The organization Vietnam Veterans Against the War has its roots in New York City. In April 1967, a Vietnam vet named Jan Barry, then known as Jan Crumb, marched in demonstrations under a banner held aloft by members of an organization called Veterans for Peace (VFP), a pacifist group made up mostly of men who had fought in World War II and the Korean War. VFP put up a sign reading
VIETNAM VETERANS AGAINST THE WAR!
mostly to see what would happen. In fact, as the historian Gerald Nicosia has noted, there was no Vietnam Veterans Against the War organization at the time, but Barry and five others would soon create one.
1
This veterans' organization would go on to deeply influence the lives of many and would have a significant impact on the national discourse about the war. Hundreds—some say thousands—of men and women moved through the organization, which continues to exist to this day.

Friedman grew up in the Homecrest section of Sheepshead Bay, Brooklyn, in a relatively liberal Jewish family. He had a stable upbringing: he lived in the same house from the age of six until he went into the Army. His parents, who both worked, volunteered at the local Jewish community center. His mother kept a kosher house, and the family kept the Sabbath, but over time religious observance became a less significant part of family life. While the family continued to go to synagogue on the High Holy Days, they did not attend on a regular basis. Still, they made certain that Friedman went to Hebrew school and had his Bar Mitzvah. Social consciousness was a component of their culture at home, albeit of a rather passive variety. He recalls:

We watched all the stuff on TV about the racial problems in the South with horror. We were offended by what was going on; we were outraged. We weren't activists; we didn't go join marches or anything. But mostly my friends in the neighborhood, we didn't really discuss stuff like that. It was just stuff that happened somewhere else. What we were involved in was the Giants and the Yankees and the Dodgers and the Mets and you know—the Knicks and the Rangers. That was important.

After he graduated from high school at the age of sixteen, he attended Kingsborough Community College for three semesters, until late fall 1966.

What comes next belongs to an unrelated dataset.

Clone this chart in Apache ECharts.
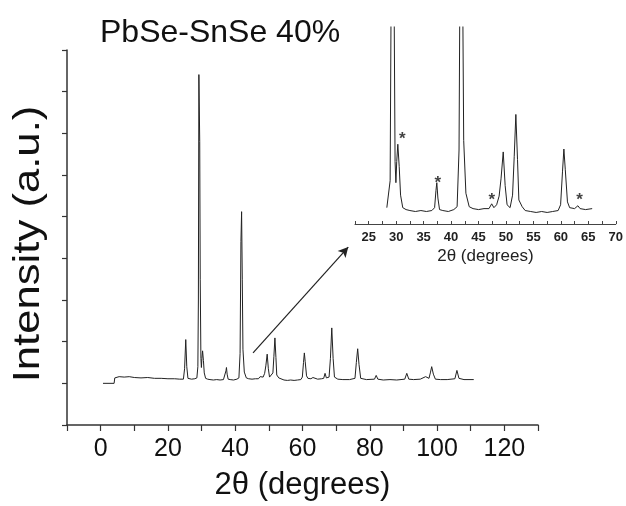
<!DOCTYPE html>
<html>
<head>
<meta charset="utf-8">
<script src="https://cdn.jsdelivr.net/npm/echarts@6/dist/echarts.min.js"></script>
<style>html,body{margin:0;padding:0;background:#fff}#c{width:626px;height:506px}</style>
</head>
<body>
<div id="c"></div>
<script>
// 2-theta (degrees) and intensity (a.u., 1 unit = one y-tick)
var twoTheta = [0.7,4.0,4.2,4.6,5.5,7,8.5,10,12,14,16,18,20,22,23.5,24.6,24.95,25.3,25.6,25.95,27,28,28.3,28.6,28.9,29.05,29.2,29.45,29.6,29.8,29.95,30.1,30.3,30.55,30.8,31.2,31.8,32.5,33.5,34.5,35.5,36.5,37.0,37.25,37.4,37.6,37.9,38.5,39.5,40.5,41.1,41.45,41.7,41.9,42.1,42.3,42.7,43.3,44,45,46,46.9,47.4,47.8,48.3,48.75,49.1,49.5,49.85,50.2,50.75,51.2,51.5,51.8,52.1,52.35,52.95,53.5,54.5,55.5,56.5,57.5,58.5,59.5,59.95,60.3,60.55,60.8,61.2,61.6,62.5,63.1,63.5,64.5,65.7,66.3,66.7,67.1,67.9,68.3,68.7,69.1,69.5,70.5,72,74,75.6,76.0,76.4,76.8,77.3,79,81.4,81.9,82.4,84,86,88,90.4,91,91.6,93,95,96.6,97.6,98.0,98.4,98.9,99.5,101,103,105.3,105.9,106.5,108,110.9];
var intensity = [1.00,1.00,1.13,1.15,1.16,1.15,1.16,1.14,1.13,1.14,1.12,1.12,1.11,1.11,1.10,1.10,1.35,2.05,1.40,1.12,1.10,1.11,1.12,1.13,1.40,3.0,8.41,6.8,3.5,1.6,1.38,1.60,1.78,1.55,1.25,1.12,1.10,1.09,1.08,1.09,1.08,1.09,1.12,1.30,1.38,1.22,1.10,1.09,1.08,1.10,1.13,1.72,4.4,5.12,3.5,1.82,1.27,1.13,1.11,1.10,1.11,1.11,1.16,1.12,1.15,1.24,1.42,1.70,1.35,1.15,1.12,1.25,1.65,2.09,1.62,1.20,1.13,1.09,1.08,1.07,1.08,1.07,1.08,1.09,1.15,1.50,1.73,1.52,1.18,1.12,1.11,1.14,1.11,1.10,1.11,1.12,1.24,1.13,1.15,1.6,2.33,1.6,1.15,1.10,1.09,1.09,1.12,1.5,1.83,1.45,1.12,1.09,1.10,1.19,1.10,1.08,1.09,1.08,1.10,1.24,1.10,1.09,1.10,1.16,1.12,1.25,1.40,1.22,1.10,1.09,1.09,1.11,1.31,1.12,1.09,1.09];
// 2-theta window plotted in the inset
var insetRange = [28.3, 65.7];
// asterisk-marked peaks in the inset
var starTheta = [31.1, 37.6, 47.4, 63.4];
var starIntensity = [1.87, 1.42, 1.24, 1.24];
// arrow from main plot to inset (data coords)
var arrowFrom = [45.3, 1.73];
var arrowTo = [73.6, 4.27];
var mainXLabels = [0,20,40,60,80,100,120];
var insetXLabels = [25,30,35,40,45,50,55,60,65,70];

var FONT = "'Liberation Sans', Arial, Helvetica, sans-serif";
var series = twoTheta.map(function(x,i){return [x,intensity[i]];});
var insetSeries = series.filter(function(p){return p[0]>=insetRange[0] && p[0]<=insetRange[1];});
var stars = starTheta.map(function(x,i){return [x,starIntensity[i]];});

var chart = echarts.init(document.getElementById('c'), null, {renderer:'canvas'});
chart.setOption({
  animation:false,
  backgroundColor:'#fff',
  title:{text:'PbSe-SnSe 40%', left:95, top:12, textStyle:{fontFamily:FONT, fontSize:32, fontWeight:'normal', color:'#111'}},
  graphic:[
    {type:'text', x:29, y:244, rotation:Math.PI/2, scaleX:1.18, scaleY:1,
     style:{text:'Intensity (a.u.)', fontFamily:FONT, fontSize:37, fill:'#111', align:'center', verticalAlign:'middle'}}
  ],
  grid:[
    {left:67, right:88, top:50, bottom:77},
    {left:355, right:10, top:27, bottom:282}
  ],
  xAxis:[
    {gridIndex:0, type:'value', min:-10, max:130, interval:10,
     axisLine:{onZero:false, lineStyle:{color:'#333', width:1.5}},
     axisTick:{length:6, lineStyle:{color:'#333', width:1.2}},
     axisLabel:{fontFamily:FONT, fontSize:25, color:'#111', margin:12,
       formatter:function(v){return mainXLabels.indexOf(v)>=0 ? String(v) : '';}},
     splitLine:{show:false},
     name:'2\u03b8 (degrees)', nameLocation:'middle', nameGap:45,
     nameTextStyle:{fontFamily:FONT, fontSize:31, color:'#111'}},
    {gridIndex:1, type:'value', min:22.5, max:70, interval:2.5,
     axisLine:{onZero:false, lineStyle:{color:'#444', width:1}},
     axisTick:{inside:true, length:3, lineStyle:{color:'#444'}},
     axisLabel:{fontFamily:FONT, fontSize:13, fontWeight:'bold', color:'#222', margin:7,
       formatter:function(v){return insetXLabels.indexOf(v)>=0 ? String(v) : '';}},
     splitLine:{show:false},
     name:'2\u03b8 (degrees)', nameLocation:'middle', nameGap:24,
     nameTextStyle:{fontFamily:FONT, fontSize:17, color:'#222'}}
  ],
  yAxis:[
    {gridIndex:0, type:'value', min:0, max:9, interval:1,
     axisLine:{show:true, onZero:false, lineStyle:{color:'#333', width:1.5}},
     axisTick:{show:true, length:5, lineStyle:{color:'#333', width:1.2}},
     axisLabel:{show:false}, splitLine:{show:false}},
    {gridIndex:1, type:'value', min:0.95, max:3.0, show:false, splitLine:{show:false}}
  ],
  series:[
    {type:'line', xAxisIndex:0, yAxisIndex:0, data:series, showSymbol:false, symbol:'none',
     lineStyle:{color:'#222', width:1},
     markLine:{silent:true, symbol:['none','arrow'], symbolSize:[8,10], label:{show:false},
       lineStyle:{color:'#222', width:1.2, type:'solid'},
       data:[[{coord:arrowFrom},{coord:arrowTo}]]}},
    {type:'line', xAxisIndex:1, yAxisIndex:1, data:insetSeries, showSymbol:false, symbol:'none',
     clip:true, lineStyle:{color:'#222', width:1}},
    {type:'scatter', xAxisIndex:1, yAxisIndex:1, data:stars, symbolSize:1,
     itemStyle:{color:'rgba(0,0,0,0)'},
     label:{show:true, position:'inside', formatter:'*', fontFamily:FONT, fontSize:17, fontWeight:'bold', color:'#111', offset:[0,4]}}
  ]
});
</script>
</body>
</html>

When he arrived at Kingsborough, the school was new, but many of its buildings were World War II–era barracks left over from a defunct military base. Friedman recalls taking part in the demolition of some of the older structures dotting the area. The school had the advantage of being close to home, and Friedman did not have a car.

In the mid-1960s, the antiwar movement was just beginning to take shape nationally. In March 1965 students and faculty at the University of Michigan held one of the first antiwar teach-ins, followed by an even larger one at the University of California, Berkeley, in May. Friedman remembers seeing groups like Students for a Democratic Society and antiwar activists on campus, especially in the student center. But like many American college students at the time, he viewed them with little sympathy. While antiwar momentum would later grow on college campuses, at this stage the movement remained quite small.

Academically, Friedman did not perform as well as he had hoped. If he felt interested in either a subject or a faculty member, he had the ability to get As and Bs, but some subjects, like economics, seemed to stump him. By the end of the third semester he was on academic probation.

Friedman knew that without a student deferment, he would be drafted. As a result, he tried to enlist in the National Guard, Air Force, and Navy Reserve. Of course, many young men had a similar idea, and these branches of the military had long wait lists. Rather than matriculate back at school for a fourth semester, Friedman took a job.